— BEGIN —

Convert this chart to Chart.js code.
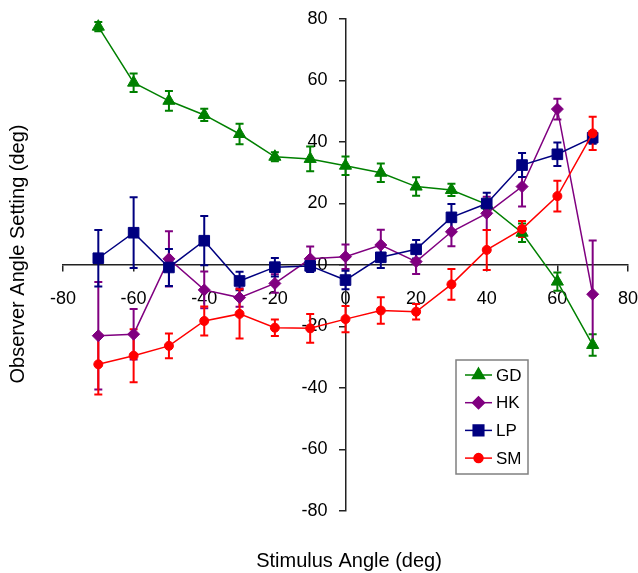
<!DOCTYPE html>
<html><head><meta charset="utf-8">
<script src="https://cdn.jsdelivr.net/npm/chart.js@4.4.1/dist/chart.umd.min.js"></script>
<style>html,body{margin:0;padding:0;background:#fff;}</style>
</head><body>
<canvas id="c" width="638" height="573"></canvas>
<script>
const stimulusAngles = [-70,-60,-50,-40,-30,-20,-10,0,10,20,30,40,50,60,70];
const seriesNames = ['GD','HK','LP','SM'];
const gdValues = [77.5, 59.3, 53.4, 48.8, 42.6, 35.2, 34.5, 32.3, 30.0, 25.5, 24.4, 19.7, 10.5, -5.4, -26];
const gdErrors = [1.5, 3, 3.2, 2, 3.3, 1.5, 4, 3, 3, 3, 2, 1.5, 3, 3, 3.5];
const hkValues = [-23, -22.5, 2, -8.1, -10.6, -6, 2, 2.7, 6.5, 1.1, 10.8, 16.8, 25.5, 50.7, -9.5];
const hkErrors = [17.5, 8.2, 9, 6, 3, 3, 4, 4, 5, 4, 4.7, 5.4, 6.5, 3.4, 17.5];
const lpValues = [2.2, 10.5, -0.8, 7.9, -5.2, -0.7, -0.3, -4.9, 2.5, 5.1, 15.5, 20, 32.5, 36, 41.4];
const lpErrors = [9.2, 11.5, 6, 8, 3, 3, 2, 3, 3.5, 3, 4.3, 3.5, 3.9, 3.8, 2];
const smValues = [-32.3, -29.5, -26.3, -18.2, -15.9, -20.4, -20.6, -17.6, -14.8, -15.2, -6.3, 4.9, 11.7, 22.4, 42.8];
const smErrors = [9.8, 8.6, 4, 4.7, 8, 2.7, 4.7, 4.3, 4.3, 2.5, 5, 6.5, 2.6, 5, 5.4];
const axisTicks = [-80,-60,-40,-20,0,20,40,60,80];
const xTitle = 'Stimulus Angle (deg)';
const yTitle = 'Observer Angle Setting (deg)';

const FONT = '"Liberation Sans", Arial, sans-serif';
const colors = ['#008000', '#800080', '#000080', '#ff0000'];
const styles = ['triangle', 'rectRot', 'rect', 'circle'];
const radii = [7, 6, 7.5, 4.5];
const allValues = [gdValues, hkValues, lpValues, smValues];
const allErrors = [gdErrors, hkErrors, lpErrors, smErrors];

const datasets = seriesNames.map((name, i) => ({
  label: name,
  data: stimulusAngles.map((a, j) => ({x: a, y: allValues[i][j]})),
  borderColor: colors[i],
  backgroundColor: colors[i],
  pointBackgroundColor: colors[i],
  pointBorderColor: colors[i],
  pointBorderWidth: 1,
  pointStyle: styles[i],
  pointRadius: radii[i],
  borderWidth: 1.5,
  tension: 0,
  order: 3 - i
}));

const errorBars = {
  id: 'errorBars',
  beforeDatasetsDraw(chart) {
    const {ctx, scales: {x, y}} = chart;
    chart.data.datasets.forEach((ds, i) => {
      ctx.save();
      ctx.strokeStyle = colors[i];
      ctx.lineWidth = 2;
      allErrors[i].forEach((e, j) => {
        const pt = ds.data[j];
        const px = x.getPixelForValue(pt.x);
        const yt = y.getPixelForValue(pt.y + e);
        const yb = y.getPixelForValue(pt.y - e);
        ctx.beginPath();
        ctx.moveTo(px, yt); ctx.lineTo(px, yb);
        ctx.moveTo(px - 4, yt); ctx.lineTo(px + 4, yt);
        ctx.moveTo(px - 4, yb); ctx.lineTo(px + 4, yb);
        ctx.stroke();
      });
      ctx.restore();
    });
  }
};

const extras = {
  id: 'extras',
  afterDraw(chart) {
    const ctx = chart.ctx;
    ctx.save();
    ctx.fillStyle = '#000';
    ctx.font = '20px ' + FONT;
    ctx.textAlign = 'center';
    ctx.textBaseline = 'middle';
    ctx.fillText(xTitle, 349, 561);
    ctx.translate(18.5, 254);
    ctx.rotate(-Math.PI / 2);
    ctx.fillText(yTitle, 0, 0);
    ctx.restore();

    // legend
    const bx = 456, by = 360, bw = 72, bh = 114;
    ctx.save();
    ctx.fillStyle = '#fff';
    ctx.fillRect(bx, by, bw, bh);
    ctx.strokeStyle = '#808080';
    ctx.lineWidth = 1.5;
    ctx.strokeRect(bx, by, bw, bh);
    chart.data.datasets.forEach((ds, i) => {
      const cy = 375 + i * 27.7;
      ctx.strokeStyle = colors[i];
      ctx.lineWidth = 1.5;
      ctx.beginPath(); ctx.moveTo(465, cy); ctx.lineTo(492, cy); ctx.stroke();
      ctx.fillStyle = colors[i];
      Chart.helpers.drawPoint(ctx, {pointStyle: styles[i], radius: radii[i], borderWidth: 1, rotation: 0}, 478.5, cy);
      ctx.fill();
      ctx.fillStyle = '#000';
      ctx.font = '17px ' + FONT;
      ctx.textAlign = 'left';
      ctx.textBaseline = 'middle';
      ctx.fillText(ds.label, 496, cy + 1);
    });
    ctx.restore();
  }
};

function axisOpts(pos, lh, cb) {
  return {
    type: 'linear', min: -80, max: 80, position: pos,
    afterBuildTicks: s => { s.ticks = axisTicks.map(v => ({value: v})); },
    grid: {display: true, drawOnChartArea: false, drawTicks: true, tickLength: 6, lineWidth: 1.5, color: '#222'},
    border: {display: true, color: '#222', width: 1.5},
    ticks: {color: '#000', font: {family: FONT, size: 18, lineHeight: lh}, padding: 0, maxRotation: 0, autoSkip: false, callback: cb}
  };
}

new Chart(document.getElementById('c'), {
  type: 'line',
  data: {datasets},
  options: {
    responsive: false,
    animation: false,
    devicePixelRatio: 1,
    layout: {padding: {left: 63, right: 10, top: 19, bottom: 62}},
    plugins: {legend: {display: false}, tooltip: {enabled: false}},
    scales: {
      x: axisOpts({y: 0}, 3.1, v => String(v)),
      y: axisOpts({x: 0}, 1.2, v => v + '\u2002\u2002')
    }
  },
  plugins: [errorBars, extras]
});
</script>
</body></html>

— END —

● **Written task**
Reproduce every line above as written, skipping pictures.

● **Output**
Convert this chart to Chart.js code.
<!DOCTYPE html>
<html><head><meta charset="utf-8">
<script src="https://cdn.jsdelivr.net/npm/chart.js@4.4.1/dist/chart.umd.min.js"></script>
<style>html,body{margin:0;padding:0;background:#fff;}</style>
</head><body>
<canvas id="c" width="638" height="573"></canvas>
<script>
const stimulusAngles = [-70,-60,-50,-40,-30,-20,-10,0,10,20,30,40,50,60,70];
const seriesNames = ['GD','HK','LP','SM'];
const gdValues = [77.5, 59.3, 53.4, 48.8, 42.6, 35.2, 34.5, 32.3, 30.0, 25.5, 24.4, 19.7, 10.5, -5.4, -26];
const gdErrors = [1.5, 3, 3.2, 2, 3.3, 1.5, 4, 3, 3, 3, 2, 1.5, 3, 3, 3.5];
const hkValues = [-23, -22.5, 2, -8.1, -10.6, -6, 2, 2.7, 6.5, 1.1, 10.8, 16.8, 25.5, 50.7, -9.5];
const hkErrors = [17.5, 8.2, 9, 6, 3, 3, 4, 4, 5, 4, 4.7, 5.4, 6.5, 3.4, 17.5];
const lpValues = [2.2, 10.5, -0.8, 7.9, -5.2, -0.7, -0.3, -4.9, 2.5, 5.1, 15.5, 20, 32.5, 36, 41.4];
const lpErrors = [9.2, 11.5, 6, 8, 3, 3, 2, 3, 3.5, 3, 4.3, 3.5, 3.9, 3.8, 2];
const smValues = [-32.3, -29.5, -26.3, -18.2, -15.9, -20.4, -20.6, -17.6, -14.8, -15.2, -6.3, 4.9, 11.7, 22.4, 42.8];
const smErrors = [9.8, 8.6, 4, 4.7, 8, 2.7, 4.7, 4.3, 4.3, 2.5, 5, 6.5, 2.6, 5, 5.4];
const axisTicks = [-80,-60,-40,-20,0,20,40,60,80];
const xTitle = 'Stimulus Angle (deg)';
const yTitle = 'Observer Angle Setting (deg)';

const FONT = '"Liberation Sans", Arial, sans-serif';
const colors = ['#008000', '#800080', '#000080', '#ff0000'];
const styles = ['triangle', 'rectRot', 'rect', 'circle'];
const radii = [7, 6, 7.5, 4.5];
const allValues = [gdValues, hkValues, lpValues, smValues];
const allErrors = [gdErrors, hkErrors, lpErrors, smErrors];

const datasets = seriesNames.map((name, i) => ({
  label: name,
  data: stimulusAngles.map((a, j) => ({x: a, y: allValues[i][j]})),
  borderColor: colors[i],
  backgroundColor: colors[i],
  pointBackgroundColor: colors[i],
  pointBorderColor: colors[i],
  pointBorderWidth: 1,
  pointStyle: styles[i],
  pointRadius: radii[i],
  borderWidth: 1.5,
  tension: 0,
  order: 3 - i
}));

const errorBars = {
  id: 'errorBars',
  beforeDatasetsDraw(chart) {
    const {ctx, scales: {x, y}} = chart;
    chart.data.datasets.forEach((ds, i) => {
      ctx.save();
      ctx.strokeStyle = colors[i];
      ctx.lineWidth = 2;
      allErrors[i].forEach((e, j) => {
        const pt = ds.data[j];
        const px = x.getPixelForValue(pt.x);
        const yt = y.getPixelForValue(pt.y + e);
        const yb = y.getPixelForValue(pt.y - e);
        ctx.beginPath();
        ctx.moveTo(px, yt); ctx.lineTo(px, yb);
        ctx.moveTo(px - 4, yt); ctx.lineTo(px + 4, yt);
        ctx.moveTo(px - 4, yb); ctx.lineTo(px + 4, yb);
        ctx.stroke();
      });
      ctx.restore();
    });
  }
};

const extras = {
  id: 'extras',
  afterDraw(chart) {
    const ctx = chart.ctx;
    ctx.save();
    ctx.fillStyle = '#000';
    ctx.font = '20px ' + FONT;
    ctx.textAlign = 'center';
    ctx.textBaseline = 'middle';
    ctx.fillText(xTitle, 349, 561);
    ctx.translate(18.5, 254);
    ctx.rotate(-Math.PI / 2);
    ctx.fillText(yTitle, 0, 0);
    ctx.restore();

    // legend
    const bx = 456, by = 360, bw = 72, bh = 114;
    ctx.save();
    ctx.fillStyle = '#fff';
    ctx.fillRect(bx, by, bw, bh);
    ctx.strokeStyle = '#808080';
    ctx.lineWidth = 1.5;
    ctx.strokeRect(bx, by, bw, bh);
    chart.data.datasets.forEach((ds, i) => {
      const cy = 375 + i * 27.7;
      ctx.strokeStyle = colors[i];
      ctx.lineWidth = 1.5;
      ctx.beginPath(); ctx.moveTo(465, cy); ctx.lineTo(492, cy); ctx.stroke();
      ctx.fillStyle = colors[i];
      Chart.helpers.drawPoint(ctx, {pointStyle: styles[i], radius: radii[i], borderWidth: 1, rotation: 0}, 478.5, cy);
      ctx.fill();
      ctx.fillStyle = '#000';
      ctx.font = '17px ' + FONT;
      ctx.textAlign = 'left';
      ctx.textBaseline = 'middle';
      ctx.fillText(ds.label, 496, cy + 1);
    });
    ctx.restore();
  }
};

function axisOpts(pos, lh, cb) {
  return {
    type: 'linear', min: -80, max: 80, position: pos,
    afterBuildTicks: s => { s.ticks = axisTicks.map(v => ({value: v})); },
    grid: {display: true, drawOnChartArea: false, drawTicks: true, tickLength: 6, lineWidth: 1.5, color: '#222'},
    border: {display: true, color: '#222', width: 1.5},
    ticks: {color: '#000', font: {family: FONT, size: 18, lineHeight: lh}, padding: 0, maxRotation: 0, autoSkip: false, callback: cb}
  };
}

new Chart(document.getElementById('c'), {
  type: 'line',
  data: {datasets},
  options: {
    responsive: false,
    animation: false,
    devicePixelRatio: 1,
    layout: {padding: {left: 63, right: 10, top: 19, bottom: 62}},
    plugins: {legend: {display: false}, tooltip: {enabled: false}},
    scales: {
      x: axisOpts({y: 0}, 3.1, v => String(v)),
      y: axisOpts({x: 0}, 1.2, v => v + '\u2002\u2002')
    }
  },
  plugins: [errorBars, extras]
});
</script>
</body></html>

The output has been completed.